In 1993, Alan Prince and Paul Smolensky proposed that instead of a rule-based (derivational) phonology, we should be looking at a constraint-based phonology, e.g. instead of saying “There exists a rule stating that the english plural marking is ‘z’, and only becomes ‘s’ in certain contexts,” you would write a constraint (or, infinitely more likely, a series of constraints) that said something like “Sibiliants (fancy term for ‘s’ and sounds like it) must harmonize with their preceeding consonant in voicing”. For our purposes, this basically says “If ‘s’ comes after a sound that uses the voice box, like ‘d’, then it too must be pronouned with voice, and become ‘z’”.
(at this point I’d like to apologize to every linguist on the board for vastly oversimplifying complex things. And yes, I know that the underlying representation of the english plural marking is actually ‘z’ and the OT constraints that predict the proper pattern look nothing like what I just said, but bear with me. ^^)

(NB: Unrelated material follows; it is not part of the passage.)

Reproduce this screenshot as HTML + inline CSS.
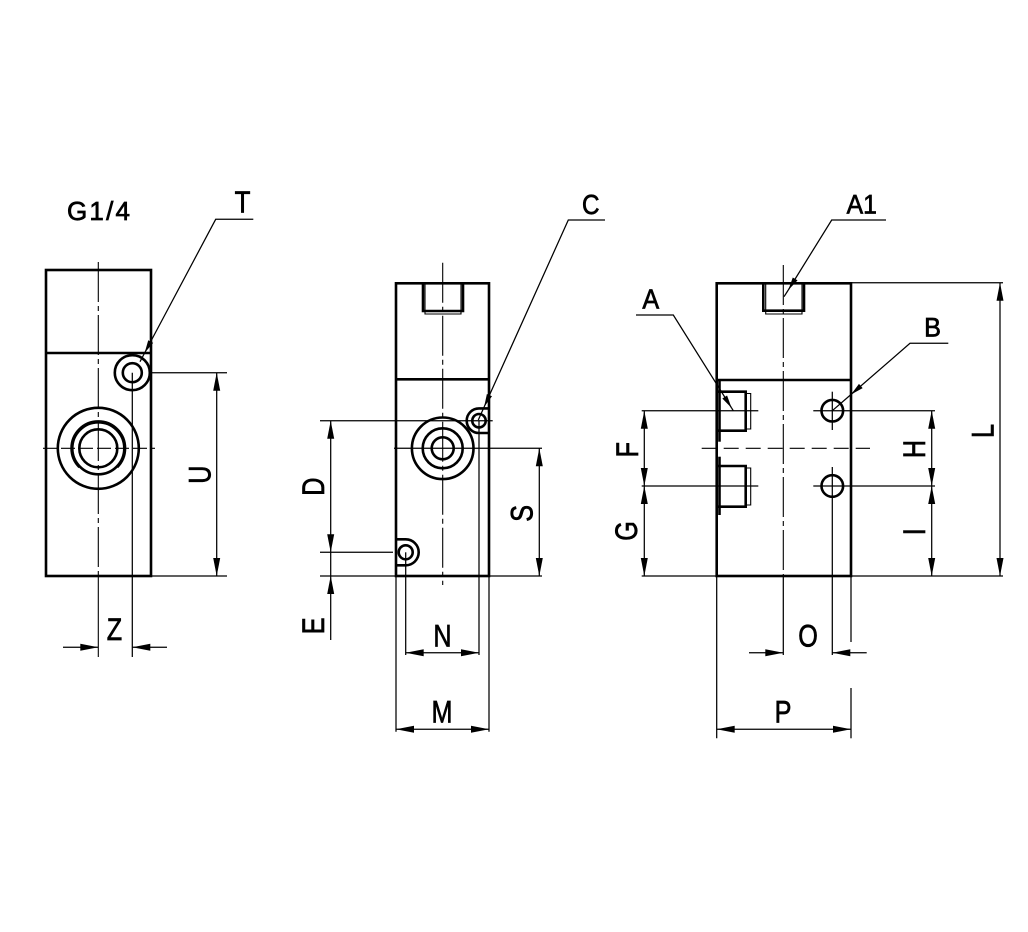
<!DOCTYPE html>
<html><head><meta charset="utf-8"><style>
html,body{margin:0;padding:0;background:#fff;}
svg{display:block;}
text{font-family:"Liberation Sans",sans-serif;fill:#000;stroke:#000;stroke-width:0.7;}
</style></head><body>
<svg width="1028" height="932" viewBox="0 0 1028 932" xmlns="http://www.w3.org/2000/svg">
<defs>
<marker id="a" viewBox="-19 -4 20 8" refX="0" refY="0" markerWidth="20" markerHeight="8" markerUnits="userSpaceOnUse" orient="auto-start-reverse"><path d="M0,0 L-18,-3.5 L-18,3.5 Z" fill="#000"/></marker>
<marker id="l" viewBox="-14 -4 15 8" refX="0" refY="0" markerWidth="15" markerHeight="8" markerUnits="userSpaceOnUse" orient="auto"><path d="M0,0 L-13,-2.8 L-13,2.8 Z" fill="#000"/></marker>
</defs>
<rect width="1028" height="932" fill="#fff"/>

<!-- ============ LEFT VIEW ============ -->
<g fill="none" stroke="#000" stroke-width="2.6">
  <rect x="46" y="270" width="105" height="306"/>
  <line x1="46" y1="353" x2="151" y2="353"/>
  <circle cx="98.3" cy="448.3" r="40.5"/>
  <circle cx="98.3" cy="448.3" r="26"/>
  <circle cx="98.3" cy="448.3" r="19"/>
  <circle cx="132.3" cy="372.7" r="17.5"/>
  <circle cx="132.3" cy="372.7" r="9.5"/>
</g>
<g fill="none" stroke="#000" stroke-width="1.1">
  <path d="M78.9,467.7 A27.5,27.5 0 1 1 117.7,467.7"/>
  <line x1="98.3" y1="262" x2="98.3" y2="576" stroke-dasharray="40,4,5,4"/>
  <line x1="98.3" y1="576" x2="98.3" y2="657"/>
  <line x1="43" y1="448.3" x2="155" y2="448.3" stroke-dasharray="14,4"/>
</g>
<g fill="none" stroke="#000" stroke-width="1.25">
  <line x1="150" y1="372.7" x2="227" y2="372.7"/>
  <line x1="151" y1="576" x2="227" y2="576"/>
  <line x1="132.3" y1="372.7" x2="132.3" y2="657"/>
  <line x1="216.7" y1="372.7" x2="216.7" y2="576" marker-start="url(#a)" marker-end="url(#a)"/>
  <line x1="63" y1="647.3" x2="98.3" y2="647.3" marker-end="url(#a)"/>
  <line x1="167" y1="647.3" x2="132.3" y2="647.3" marker-end="url(#a)"/>
  <polyline points="253.3,219.3 215.7,219.3 144.6,353" marker-end="url(#l)"/>
  <line x1="144.6" y1="353" x2="140" y2="361.7"/>
</g>
<text x="67" y="220" font-size="26" textLength="63" lengthAdjust="spacing">G1/4</text>
<text transform="translate(242.5,212.7) scale(0.85,1)" text-anchor="middle" font-size="30.5">T</text>
<text transform="translate(199.5,474.7) rotate(-90) scale(0.8,1)" y="10.8" text-anchor="middle" font-size="31.5">U</text>
<text transform="translate(114.5,640) scale(0.8,1)" text-anchor="middle" font-size="31.5">Z</text>

<!-- ============ MIDDLE VIEW ============ -->
<g fill="none" stroke="#000" stroke-width="2.6">
  <rect x="396" y="283.3" width="93" height="292.7"/>
  <line x1="396" y1="379.3" x2="489" y2="379.3"/>
  <path d="M423,283.3 V311 H463 V283.3"/>
  <circle cx="442.7" cy="448.3" r="30.8"/>
  <circle cx="442.7" cy="448.3" r="20"/>
  <circle cx="442.7" cy="448.3" r="11"/>
  <path d="M489,408.4 H479 A12.3,12.3 0 0 0 479,433 H489"/>
  <circle cx="479" cy="420.7" r="6.7"/>
  <path d="M396,539.3 H405.7 A13,13 0 0 1 405.7,565.3 H396"/>
  <circle cx="405.7" cy="552.3" r="7"/>
</g>
<g fill="none" stroke="#000" stroke-width="1.1">
  <path d="M425,283.3 V314 H461 V283.3"/>
  <line x1="442.7" y1="262.7" x2="442.7" y2="585" stroke-dasharray="40,4,5,4"/>
</g>
<g fill="none" stroke="#000" stroke-width="1.25">
  <line x1="394" y1="448.3" x2="542" y2="448.3"/>
  <line x1="320" y1="420.7" x2="492.7" y2="420.7"/>
  <line x1="320" y1="552.3" x2="393" y2="552.3"/>
  <line x1="320" y1="576" x2="542" y2="576"/>
  <line x1="396" y1="576" x2="396" y2="731.7"/>
  <line x1="489" y1="576" x2="489" y2="731.7"/>
  <line x1="405.7" y1="552.3" x2="405.7" y2="655"/>
  <line x1="479" y1="420.7" x2="479" y2="655"/>
  <line x1="330.7" y1="420.7" x2="330.7" y2="552.3" marker-start="url(#a)" marker-end="url(#a)"/>
  <line x1="330.7" y1="552.3" x2="330.7" y2="576"/>
  <line x1="330.7" y1="640" x2="330.7" y2="576" marker-end="url(#a)"/>
  <line x1="539.3" y1="448.3" x2="539.3" y2="576" marker-start="url(#a)" marker-end="url(#a)"/>
  <line x1="405.7" y1="652.7" x2="479" y2="652.7" marker-start="url(#a)" marker-end="url(#a)"/>
  <line x1="396" y1="729.3" x2="489" y2="729.3" marker-start="url(#a)" marker-end="url(#a)"/>
  <polyline points="605,220 568.3,220 484.1,407" marker-end="url(#l)"/>
  <line x1="484.1" y1="407" x2="478.3" y2="420"/>
</g>
<text transform="translate(590.8,214) scale(0.88,1)" text-anchor="middle" font-size="27.6">C</text>
<text transform="translate(313.3,486.7) rotate(-90) scale(0.8,1)" y="10.8" text-anchor="middle" font-size="31.5">D</text>
<text transform="translate(521.7,513.3) rotate(-90) scale(0.8,1)" y="10.8" text-anchor="middle" font-size="31.5">S</text>
<text transform="translate(313.3,625.8) rotate(-90) scale(0.8,1)" y="10.8" text-anchor="middle" font-size="31.5">E</text>
<text transform="translate(442.5,646.7) scale(0.8,1)" text-anchor="middle" font-size="31.5">N</text>
<text transform="translate(442,722.7) scale(0.8,1)" text-anchor="middle" font-size="31.5">M</text>

<!-- ============ RIGHT VIEW ============ -->
<g fill="none" stroke="#000" stroke-width="2.6">
  <rect x="716.7" y="283.3" width="134.3" height="292.7"/>
  <line x1="716.7" y1="380" x2="851" y2="380"/>
  <path d="M763.3,283.3 V310.7 H804 V283.3"/>
  <path d="M716.7,391.7 H745.7 V430.7 H716.7"/>
  <path d="M716.7,466 H745.7 V506.7 H716.7"/>
  <line x1="719.5" y1="380" x2="719.5" y2="441.7"/>
  <line x1="719.5" y1="456.7" x2="719.5" y2="515"/>
  <circle cx="832.3" cy="410.7" r="10.8"/>
  <circle cx="832.3" cy="486" r="10.8"/>
</g>
<g fill="none" stroke="#000" stroke-width="1.1">
  <path d="M765.7,283.3 V314 H802 V283.3"/>
  <path d="M745.7,393.5 H750.7 V429 H745.7"/>
  <path d="M745.7,468 H750.7 V505 H745.7"/>
  <line x1="783.3" y1="265" x2="783.3" y2="576" stroke-dasharray="40,4,5,4"/>
  <line x1="701.7" y1="448.3" x2="870" y2="448.3" stroke-dasharray="15,7"/>
</g>
<g fill="none" stroke="#000" stroke-width="1.25">
  <line x1="783.3" y1="576" x2="783.3" y2="655"/>
  <line x1="832.3" y1="391.7" x2="832.3" y2="430"/>
  <line x1="832.3" y1="467" x2="832.3" y2="655"/>
  <line x1="641.7" y1="410.7" x2="758.3" y2="410.7"/>
  <line x1="813.3" y1="410.7" x2="935" y2="410.7"/>
  <line x1="641.7" y1="486" x2="758.3" y2="486"/>
  <line x1="813.3" y1="486" x2="935" y2="486"/>
  <line x1="641.7" y1="576" x2="716.7" y2="576"/>
  <line x1="851" y1="576" x2="1003" y2="576"/>
  <line x1="851" y1="282.7" x2="1003" y2="282.7"/>
  <line x1="716.7" y1="576" x2="716.7" y2="738.3"/>
  <line x1="851" y1="576" x2="851" y2="642"/>
  <line x1="851" y1="688" x2="851" y2="738.3"/>
  <line x1="644.3" y1="410.7" x2="644.3" y2="486" marker-start="url(#a)" marker-end="url(#a)"/>
  <line x1="644.3" y1="486" x2="644.3" y2="576" marker-start="url(#a)" marker-end="url(#a)"/>
  <line x1="931.7" y1="410.7" x2="931.7" y2="486" marker-start="url(#a)" marker-end="url(#a)"/>
  <line x1="931.7" y1="486" x2="931.7" y2="576" marker-start="url(#a)" marker-end="url(#a)"/>
  <line x1="1000" y1="282.7" x2="1000" y2="576" marker-start="url(#a)" marker-end="url(#a)"/>
  <line x1="749" y1="652.7" x2="783.3" y2="652.7" marker-end="url(#a)"/>
  <line x1="866.7" y1="652.7" x2="832.3" y2="652.7" marker-end="url(#a)"/>
  <line x1="716.7" y1="729.3" x2="851" y2="729.3" marker-start="url(#a)" marker-end="url(#a)"/>
  <polyline points="886,220 831.7,220 788.3,290" marker-end="url(#l)"/>
  <line x1="788.3" y1="290" x2="784" y2="296.7"/>
  <polyline points="636,315 673.3,315 731.6,408" marker-end="url(#l)"/>
  <line x1="731.6" y1="408" x2="733.3" y2="410.7"/>
  <polyline points="948.3,343.3 910,343.3 851,394.5" marker-end="url(#l)"/>
  <line x1="851" y1="394.5" x2="832.3" y2="410.7"/>
</g>
<text transform="translate(861.7,213.3) scale(0.93,1)" text-anchor="middle" font-size="26.6">A1</text>
<text transform="translate(650.8,308.3) scale(0.9,1)" text-anchor="middle" font-size="28">A</text>
<text transform="translate(932.5,336.7) scale(0.95,1)" text-anchor="middle" font-size="26.6">B</text>
<text transform="translate(627,449.7) rotate(-90) scale(0.8,1)" y="10.8" text-anchor="middle" font-size="31.5">F</text>
<text transform="translate(626,531) rotate(-90) scale(0.8,1)" y="10.8" text-anchor="middle" font-size="31.5">G</text>
<text transform="translate(914,449) rotate(-90) scale(0.8,1)" y="10.8" text-anchor="middle" font-size="31.5">H</text>
<text transform="translate(914,531.7) rotate(-90) scale(0.8,1)" y="10.8" text-anchor="middle" font-size="31.5">I</text>
<text transform="translate(982.5,431) rotate(-90) scale(0.8,1)" y="10.8" text-anchor="middle" font-size="31.5">L</text>
<text transform="translate(808,646.7) scale(0.8,1)" text-anchor="middle" font-size="31.5">O</text>
<text transform="translate(783,722.7) scale(0.8,1)" text-anchor="middle" font-size="31.5">P</text>
</svg>
</body></html>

Now the essential thing to realize about using constraints instead of rules, is that their implementation revolves around this concept: every word has an Input form and an Output form. There is exactly one Input for a given meaning (only one word per concept), and an infinite number of possible Outputs for every word. Given this set of infinite outputs, the grammar will select the optimal output form for the word.
So, we’ve just come up with a system three times as complicated as it needs to be in order to awkwardly accomplish the same task that Rules were already doing. The advantage, however, lies in one simple fact: constraints can be shown to be universal. It is very feasible to propose that every (or nearly every) phonological constraint exists in every language, and the only difference is the order in which constraints are obeyed. As such, we might propose that English and Polish both have a “Consonant clusters must not have more than three sounds” rule, but that Polish has a different constraint which is valued more highly than the consonant cluster constraint, and it’s this constraint which lets the Polish use up to five consonants in a given cluster.
It’s fun to look at language in this way since it’s quite a lot like life: it supposes that everything always violates lots of constraints, no matter what you do you’re going to break the rules… the trick is making sure you break the small ones.